An excess of ambition and lack of big ideas seems to be the curse of Russian shows in Venice this year. Or is it just the curse of great state museums, which are more used to conservation than experimentation and tend to look back to the past rather than face the present, much less dream of the future? The State Tretyakov Gallery brought a solo show of Gely Korzhev (1928-2012) to the city. This Soviet realist painter outlived his time and bemoaned the collapse of Socialism. In his late paintings, resurrected skeletons and horror movie-style monsters act as symbols of the new political reality. The project “There is a beginning in the end,” organised by the State Pushkin Museum and supported by Moscow’s Stella Art Foundation, is dedicated to Tintoretto, and even includes his newly restored work “The Origins of Love,” loaned by Venetian art dealer Pietro Scarpa. (Most people who come to Venice definitely want to see some Tintoretto. That’s why including him in the exhibition is always a smart move, if not too new one. Bice Kuriger, curator of the 54th Biennale, displayed three of his paintings in her main project in 2011, so why not follow a good example?) Three site-specific video installations by Russian theatre director and designer Dmitry Krymov, renowned Moscow conceptualist Irina Nakhova and American artist Gary Hill are all visually striking and work well with classical architecture of the San Fantin church. Yet they are screened one after another and the whole show lasts an hour. First comes Krymov’s piece, where the transition from circus to pathos is probably most rapid. Those who walked in during its engaging and playful opening have to endure a seemingly endless finale before they can enjoy the stunning imagery of Nakhova, or Gary Hill’s mesmerizing digital abstractions.

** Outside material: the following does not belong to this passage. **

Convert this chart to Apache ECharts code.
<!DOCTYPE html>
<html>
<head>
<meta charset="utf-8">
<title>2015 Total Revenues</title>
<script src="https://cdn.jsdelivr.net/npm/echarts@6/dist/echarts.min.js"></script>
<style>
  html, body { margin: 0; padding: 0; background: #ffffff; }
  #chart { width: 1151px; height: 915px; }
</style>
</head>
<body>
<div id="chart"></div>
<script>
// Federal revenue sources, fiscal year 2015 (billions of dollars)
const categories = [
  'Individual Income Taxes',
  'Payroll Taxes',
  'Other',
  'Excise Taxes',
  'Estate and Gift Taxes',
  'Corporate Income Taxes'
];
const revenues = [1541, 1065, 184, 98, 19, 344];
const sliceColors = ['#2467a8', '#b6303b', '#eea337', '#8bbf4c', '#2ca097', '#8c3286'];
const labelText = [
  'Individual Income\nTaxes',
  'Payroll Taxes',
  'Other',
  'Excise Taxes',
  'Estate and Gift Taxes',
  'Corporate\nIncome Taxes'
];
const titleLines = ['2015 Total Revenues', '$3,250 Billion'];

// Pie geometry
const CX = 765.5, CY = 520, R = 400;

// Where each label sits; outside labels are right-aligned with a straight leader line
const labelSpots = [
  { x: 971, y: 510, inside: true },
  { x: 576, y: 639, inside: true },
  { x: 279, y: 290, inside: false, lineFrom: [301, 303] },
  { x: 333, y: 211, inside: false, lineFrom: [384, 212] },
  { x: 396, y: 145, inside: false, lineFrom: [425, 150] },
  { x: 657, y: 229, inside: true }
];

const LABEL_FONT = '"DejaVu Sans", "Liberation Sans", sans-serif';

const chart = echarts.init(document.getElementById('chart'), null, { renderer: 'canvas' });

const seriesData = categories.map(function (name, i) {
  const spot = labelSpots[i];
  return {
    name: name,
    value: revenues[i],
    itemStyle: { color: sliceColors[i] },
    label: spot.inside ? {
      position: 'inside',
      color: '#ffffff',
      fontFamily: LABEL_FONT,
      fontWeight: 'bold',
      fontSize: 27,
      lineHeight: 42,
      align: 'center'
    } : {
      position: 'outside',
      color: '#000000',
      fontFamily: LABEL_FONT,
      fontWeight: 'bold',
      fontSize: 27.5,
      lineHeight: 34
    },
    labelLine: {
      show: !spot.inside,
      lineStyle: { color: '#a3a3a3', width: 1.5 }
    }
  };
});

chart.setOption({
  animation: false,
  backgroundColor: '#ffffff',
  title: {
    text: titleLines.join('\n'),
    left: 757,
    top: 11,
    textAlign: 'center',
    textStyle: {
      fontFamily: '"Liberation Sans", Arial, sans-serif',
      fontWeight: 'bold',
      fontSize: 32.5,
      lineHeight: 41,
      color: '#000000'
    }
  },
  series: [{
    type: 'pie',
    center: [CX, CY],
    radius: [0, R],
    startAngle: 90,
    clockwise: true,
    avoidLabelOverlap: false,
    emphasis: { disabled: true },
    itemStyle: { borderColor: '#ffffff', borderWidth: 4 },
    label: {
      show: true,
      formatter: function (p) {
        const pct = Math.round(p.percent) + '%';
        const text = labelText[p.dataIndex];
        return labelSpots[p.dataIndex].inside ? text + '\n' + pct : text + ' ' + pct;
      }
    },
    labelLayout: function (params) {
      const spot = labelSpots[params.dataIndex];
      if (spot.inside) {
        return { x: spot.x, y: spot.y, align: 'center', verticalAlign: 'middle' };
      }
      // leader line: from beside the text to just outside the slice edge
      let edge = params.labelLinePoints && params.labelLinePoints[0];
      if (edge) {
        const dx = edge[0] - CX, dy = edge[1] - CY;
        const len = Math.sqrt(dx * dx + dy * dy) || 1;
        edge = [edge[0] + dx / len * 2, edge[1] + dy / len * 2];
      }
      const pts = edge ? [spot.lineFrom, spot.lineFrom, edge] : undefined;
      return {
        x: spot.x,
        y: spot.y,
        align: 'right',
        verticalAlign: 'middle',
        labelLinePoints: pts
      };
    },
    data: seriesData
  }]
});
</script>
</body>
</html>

Does it mean that there is no happy medium for Russian art? Certainly not. Curators of at least one exhibition in Venice somehow managed to walk this fine line. It lurks deep within Ca’ Foscari University’s library and, characteristically, has no obvious connection with either the state or oligarchs. A show called Id. Art:Tech brings together works of international and Russian (mostly St. Petersburg) artists dedicated to the notion of the self in the digital era and the era that came before it. Works by Erik Bulatov, Oleg Vassiliev, Vagrich Bakhchanyan and other heroes of the pre-iPhone age are juxtaposed with Marina Alexeeva’s witty animations projected on a fountain of chocolate, Ludmila Belova’s striking photos of used beauty mud-packs, Andrey Bartenev’s colourful collages, Alexandra Dementieva’s underwater videos and other artists’ reflections on the subject. Apparently, it is still possible to put together an interesting show without the help of Rembrandt and Tintoretto. Sounds reassuring, no?